- [GIVEN INSTRUCTION]:
Within the listing below, locate all lines containing the word "that". Copy each one.
==== COLLECTED MATERIAL
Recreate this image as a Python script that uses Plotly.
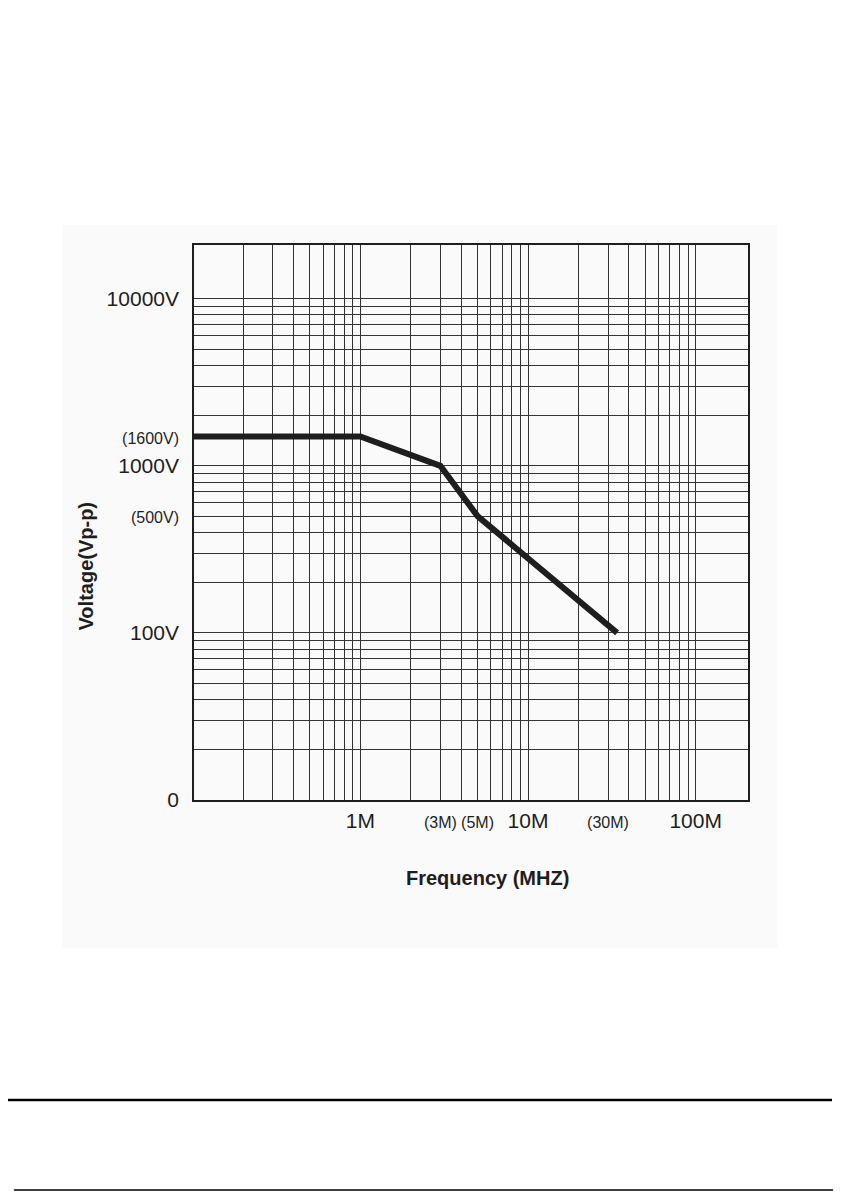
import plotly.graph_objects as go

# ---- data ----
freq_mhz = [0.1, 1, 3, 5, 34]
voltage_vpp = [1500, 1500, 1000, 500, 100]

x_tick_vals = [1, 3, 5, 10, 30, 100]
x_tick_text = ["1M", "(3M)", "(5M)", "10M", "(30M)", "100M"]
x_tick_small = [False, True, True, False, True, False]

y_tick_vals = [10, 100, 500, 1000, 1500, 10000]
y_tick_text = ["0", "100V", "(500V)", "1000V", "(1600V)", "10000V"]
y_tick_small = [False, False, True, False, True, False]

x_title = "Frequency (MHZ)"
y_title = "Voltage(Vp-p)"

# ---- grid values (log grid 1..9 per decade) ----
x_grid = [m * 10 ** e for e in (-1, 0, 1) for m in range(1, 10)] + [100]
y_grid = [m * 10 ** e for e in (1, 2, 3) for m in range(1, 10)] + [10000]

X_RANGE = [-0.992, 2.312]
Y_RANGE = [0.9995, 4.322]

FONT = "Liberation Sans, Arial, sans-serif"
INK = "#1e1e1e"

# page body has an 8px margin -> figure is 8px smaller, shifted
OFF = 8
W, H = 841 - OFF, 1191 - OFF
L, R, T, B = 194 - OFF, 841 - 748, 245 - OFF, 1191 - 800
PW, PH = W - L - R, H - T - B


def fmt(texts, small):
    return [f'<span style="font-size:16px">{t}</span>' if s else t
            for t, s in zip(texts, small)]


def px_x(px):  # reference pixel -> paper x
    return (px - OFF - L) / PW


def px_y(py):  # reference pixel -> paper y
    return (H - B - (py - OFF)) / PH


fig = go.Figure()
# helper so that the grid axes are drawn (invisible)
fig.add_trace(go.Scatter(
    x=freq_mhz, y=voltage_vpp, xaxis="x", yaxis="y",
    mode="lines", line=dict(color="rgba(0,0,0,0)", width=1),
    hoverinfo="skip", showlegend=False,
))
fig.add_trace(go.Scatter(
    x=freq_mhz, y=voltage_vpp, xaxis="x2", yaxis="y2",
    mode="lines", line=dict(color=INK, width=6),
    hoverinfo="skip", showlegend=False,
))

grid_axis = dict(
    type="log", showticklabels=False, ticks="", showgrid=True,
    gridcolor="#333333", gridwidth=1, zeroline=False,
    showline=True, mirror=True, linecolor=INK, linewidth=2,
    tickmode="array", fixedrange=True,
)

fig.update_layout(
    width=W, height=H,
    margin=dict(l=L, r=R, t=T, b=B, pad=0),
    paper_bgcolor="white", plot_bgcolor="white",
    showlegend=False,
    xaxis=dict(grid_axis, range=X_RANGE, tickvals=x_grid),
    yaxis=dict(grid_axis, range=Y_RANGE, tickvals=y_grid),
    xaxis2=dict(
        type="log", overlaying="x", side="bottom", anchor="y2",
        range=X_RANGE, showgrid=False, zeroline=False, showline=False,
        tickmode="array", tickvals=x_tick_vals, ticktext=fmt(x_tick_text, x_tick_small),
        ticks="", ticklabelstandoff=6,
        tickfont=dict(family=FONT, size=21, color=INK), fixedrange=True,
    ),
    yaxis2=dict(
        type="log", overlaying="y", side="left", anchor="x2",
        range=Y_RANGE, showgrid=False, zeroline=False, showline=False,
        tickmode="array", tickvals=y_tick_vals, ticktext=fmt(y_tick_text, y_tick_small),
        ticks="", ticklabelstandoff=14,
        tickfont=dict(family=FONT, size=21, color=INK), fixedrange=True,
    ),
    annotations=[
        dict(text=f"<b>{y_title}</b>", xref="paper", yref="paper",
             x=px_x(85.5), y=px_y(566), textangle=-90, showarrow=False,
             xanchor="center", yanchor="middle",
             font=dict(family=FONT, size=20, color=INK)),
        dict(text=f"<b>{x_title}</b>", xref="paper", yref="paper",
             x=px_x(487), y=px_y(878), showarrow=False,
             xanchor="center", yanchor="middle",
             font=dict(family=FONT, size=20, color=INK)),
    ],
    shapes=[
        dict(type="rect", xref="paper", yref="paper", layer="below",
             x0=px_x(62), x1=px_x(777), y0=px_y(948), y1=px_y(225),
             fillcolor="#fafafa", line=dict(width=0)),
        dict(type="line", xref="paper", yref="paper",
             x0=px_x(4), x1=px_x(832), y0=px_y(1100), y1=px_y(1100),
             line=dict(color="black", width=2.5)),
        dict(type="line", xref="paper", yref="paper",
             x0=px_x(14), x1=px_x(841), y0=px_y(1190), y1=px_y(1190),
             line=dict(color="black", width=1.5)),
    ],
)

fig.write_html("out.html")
========
- [FINAL RESULT]:
Recreate this image as a Python script that uses Plotly.
# helper so that the grid axes are drawn (invisible)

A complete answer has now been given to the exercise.